*Exercise objective*
Begin at the first line of the data and copy each line through the one containing "from bokeh.resources import INLINE", that line included, with no pictures.

═══ Given information

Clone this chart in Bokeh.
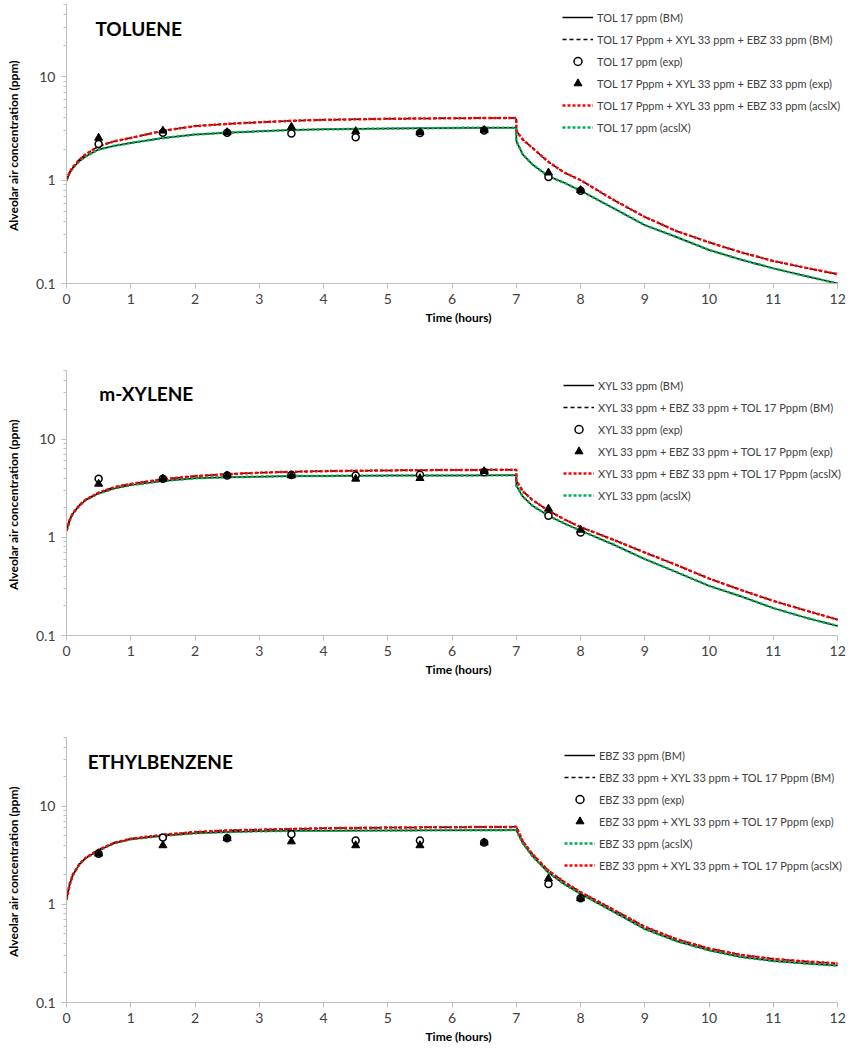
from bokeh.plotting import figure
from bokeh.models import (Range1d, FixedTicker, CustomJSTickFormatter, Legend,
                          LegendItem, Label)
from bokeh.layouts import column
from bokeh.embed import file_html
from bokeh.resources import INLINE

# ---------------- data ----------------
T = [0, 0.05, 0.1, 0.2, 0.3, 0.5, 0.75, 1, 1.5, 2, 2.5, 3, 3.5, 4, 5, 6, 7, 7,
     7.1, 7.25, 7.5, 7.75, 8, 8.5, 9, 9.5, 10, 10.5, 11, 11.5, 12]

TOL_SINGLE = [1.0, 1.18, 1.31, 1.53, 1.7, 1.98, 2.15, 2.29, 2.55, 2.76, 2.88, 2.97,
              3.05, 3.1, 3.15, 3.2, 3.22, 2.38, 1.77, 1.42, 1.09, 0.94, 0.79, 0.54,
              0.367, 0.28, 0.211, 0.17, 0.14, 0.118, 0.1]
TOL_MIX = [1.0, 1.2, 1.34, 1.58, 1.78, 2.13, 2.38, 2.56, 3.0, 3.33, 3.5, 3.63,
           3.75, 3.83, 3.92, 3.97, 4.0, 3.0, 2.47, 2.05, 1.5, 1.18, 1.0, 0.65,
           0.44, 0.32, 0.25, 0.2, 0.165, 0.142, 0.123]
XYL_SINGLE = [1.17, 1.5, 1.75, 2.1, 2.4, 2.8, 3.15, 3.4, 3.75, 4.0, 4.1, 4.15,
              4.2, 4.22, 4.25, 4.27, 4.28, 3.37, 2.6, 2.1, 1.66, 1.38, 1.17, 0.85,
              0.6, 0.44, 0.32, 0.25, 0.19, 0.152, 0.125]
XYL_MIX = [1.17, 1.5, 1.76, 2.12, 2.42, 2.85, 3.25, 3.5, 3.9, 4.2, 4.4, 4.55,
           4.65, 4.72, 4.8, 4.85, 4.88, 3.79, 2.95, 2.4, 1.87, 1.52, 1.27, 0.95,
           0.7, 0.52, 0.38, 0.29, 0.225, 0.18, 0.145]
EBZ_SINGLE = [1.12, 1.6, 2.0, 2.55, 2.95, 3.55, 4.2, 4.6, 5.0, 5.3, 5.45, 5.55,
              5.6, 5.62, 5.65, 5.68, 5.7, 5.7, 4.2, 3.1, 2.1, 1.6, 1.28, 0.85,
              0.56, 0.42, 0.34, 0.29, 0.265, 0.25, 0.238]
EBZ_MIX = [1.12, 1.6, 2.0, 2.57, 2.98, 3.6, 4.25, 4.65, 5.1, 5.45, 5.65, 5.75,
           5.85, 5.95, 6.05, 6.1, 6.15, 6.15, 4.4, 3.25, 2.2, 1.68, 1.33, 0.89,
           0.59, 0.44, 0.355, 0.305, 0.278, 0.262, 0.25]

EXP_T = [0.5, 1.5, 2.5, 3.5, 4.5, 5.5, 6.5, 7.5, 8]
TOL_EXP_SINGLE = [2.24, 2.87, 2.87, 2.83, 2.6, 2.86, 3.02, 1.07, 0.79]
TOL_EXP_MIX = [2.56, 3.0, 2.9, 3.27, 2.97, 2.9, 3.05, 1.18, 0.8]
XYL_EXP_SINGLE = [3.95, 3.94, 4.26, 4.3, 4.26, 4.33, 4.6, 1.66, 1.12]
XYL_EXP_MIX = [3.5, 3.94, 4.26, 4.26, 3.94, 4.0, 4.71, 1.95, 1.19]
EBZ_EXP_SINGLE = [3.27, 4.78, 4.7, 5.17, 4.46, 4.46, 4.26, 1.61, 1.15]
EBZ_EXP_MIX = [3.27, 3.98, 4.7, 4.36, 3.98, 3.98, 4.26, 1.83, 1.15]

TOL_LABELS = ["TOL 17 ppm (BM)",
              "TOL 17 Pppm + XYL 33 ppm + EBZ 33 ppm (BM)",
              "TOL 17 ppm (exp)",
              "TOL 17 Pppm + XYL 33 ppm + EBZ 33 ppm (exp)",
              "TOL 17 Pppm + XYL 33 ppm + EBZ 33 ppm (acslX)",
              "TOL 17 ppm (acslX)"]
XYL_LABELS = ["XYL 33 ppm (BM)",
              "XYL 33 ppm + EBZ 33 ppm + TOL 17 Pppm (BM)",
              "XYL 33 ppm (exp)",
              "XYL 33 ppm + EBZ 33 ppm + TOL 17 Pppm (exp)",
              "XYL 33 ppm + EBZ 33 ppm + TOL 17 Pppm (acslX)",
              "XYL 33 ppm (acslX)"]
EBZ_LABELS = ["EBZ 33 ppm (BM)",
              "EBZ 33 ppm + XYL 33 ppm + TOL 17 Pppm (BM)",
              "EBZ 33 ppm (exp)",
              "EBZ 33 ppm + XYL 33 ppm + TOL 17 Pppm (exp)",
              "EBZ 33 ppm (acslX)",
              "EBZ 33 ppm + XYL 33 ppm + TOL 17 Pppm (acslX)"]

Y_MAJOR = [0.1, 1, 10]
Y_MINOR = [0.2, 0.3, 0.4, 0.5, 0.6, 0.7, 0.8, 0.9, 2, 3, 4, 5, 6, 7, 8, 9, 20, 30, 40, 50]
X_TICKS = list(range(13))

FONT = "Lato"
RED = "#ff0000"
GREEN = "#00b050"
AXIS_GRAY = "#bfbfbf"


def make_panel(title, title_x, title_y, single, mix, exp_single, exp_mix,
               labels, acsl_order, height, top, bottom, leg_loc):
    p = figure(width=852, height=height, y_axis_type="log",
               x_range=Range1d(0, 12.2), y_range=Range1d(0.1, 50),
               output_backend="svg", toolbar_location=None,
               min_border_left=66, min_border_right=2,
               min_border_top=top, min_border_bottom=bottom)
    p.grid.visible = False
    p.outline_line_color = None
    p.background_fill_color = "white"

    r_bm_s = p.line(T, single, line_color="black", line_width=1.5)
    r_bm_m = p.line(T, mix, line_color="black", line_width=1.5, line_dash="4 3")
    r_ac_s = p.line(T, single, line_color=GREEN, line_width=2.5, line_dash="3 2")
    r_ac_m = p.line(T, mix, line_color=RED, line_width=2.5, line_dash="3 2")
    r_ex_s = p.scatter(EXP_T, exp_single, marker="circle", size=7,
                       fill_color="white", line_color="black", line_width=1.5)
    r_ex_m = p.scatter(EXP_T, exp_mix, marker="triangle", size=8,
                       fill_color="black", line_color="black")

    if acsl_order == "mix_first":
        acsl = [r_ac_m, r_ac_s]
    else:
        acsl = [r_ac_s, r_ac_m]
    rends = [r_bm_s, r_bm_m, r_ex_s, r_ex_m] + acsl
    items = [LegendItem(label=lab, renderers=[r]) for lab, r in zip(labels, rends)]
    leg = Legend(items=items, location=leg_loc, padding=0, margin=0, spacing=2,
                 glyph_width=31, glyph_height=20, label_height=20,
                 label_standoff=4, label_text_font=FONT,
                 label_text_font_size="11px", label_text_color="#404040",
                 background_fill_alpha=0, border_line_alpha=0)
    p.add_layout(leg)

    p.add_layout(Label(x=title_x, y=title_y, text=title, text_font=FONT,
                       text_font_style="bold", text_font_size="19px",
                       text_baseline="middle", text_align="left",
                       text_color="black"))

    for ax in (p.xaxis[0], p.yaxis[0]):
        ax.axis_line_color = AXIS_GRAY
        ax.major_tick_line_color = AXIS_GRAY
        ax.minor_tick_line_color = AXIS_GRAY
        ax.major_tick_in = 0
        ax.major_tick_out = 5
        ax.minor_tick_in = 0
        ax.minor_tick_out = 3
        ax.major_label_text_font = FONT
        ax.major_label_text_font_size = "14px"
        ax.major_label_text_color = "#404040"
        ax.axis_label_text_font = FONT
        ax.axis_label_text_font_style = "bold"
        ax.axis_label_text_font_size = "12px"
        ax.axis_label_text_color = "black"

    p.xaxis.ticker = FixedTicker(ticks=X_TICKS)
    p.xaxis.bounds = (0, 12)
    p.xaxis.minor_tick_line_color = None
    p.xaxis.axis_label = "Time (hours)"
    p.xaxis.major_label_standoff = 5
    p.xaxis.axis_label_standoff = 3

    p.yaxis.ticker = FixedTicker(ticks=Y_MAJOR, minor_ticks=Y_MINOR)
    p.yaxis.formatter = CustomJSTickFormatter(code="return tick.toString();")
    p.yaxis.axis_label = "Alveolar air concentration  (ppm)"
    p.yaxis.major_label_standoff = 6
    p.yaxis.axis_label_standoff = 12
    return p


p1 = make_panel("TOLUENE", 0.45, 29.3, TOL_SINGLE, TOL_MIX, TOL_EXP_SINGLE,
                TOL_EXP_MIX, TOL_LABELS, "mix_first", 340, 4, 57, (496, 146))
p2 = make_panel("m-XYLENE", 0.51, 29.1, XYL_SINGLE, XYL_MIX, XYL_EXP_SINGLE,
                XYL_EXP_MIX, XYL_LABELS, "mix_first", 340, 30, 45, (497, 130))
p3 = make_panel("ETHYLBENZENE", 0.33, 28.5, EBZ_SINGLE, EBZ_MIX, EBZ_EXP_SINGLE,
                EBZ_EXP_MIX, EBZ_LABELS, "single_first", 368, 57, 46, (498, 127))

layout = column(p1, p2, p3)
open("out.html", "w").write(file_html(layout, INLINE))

══════

*Solution to the problem*
Clone this chart in Bokeh.
from bokeh.plotting import figure
from bokeh.models import (Range1d, FixedTicker, CustomJSTickFormatter, Legend,
                          LegendItem, Label)
from bokeh.layouts import column
from bokeh.embed import file_html
from bokeh.resources import INLINE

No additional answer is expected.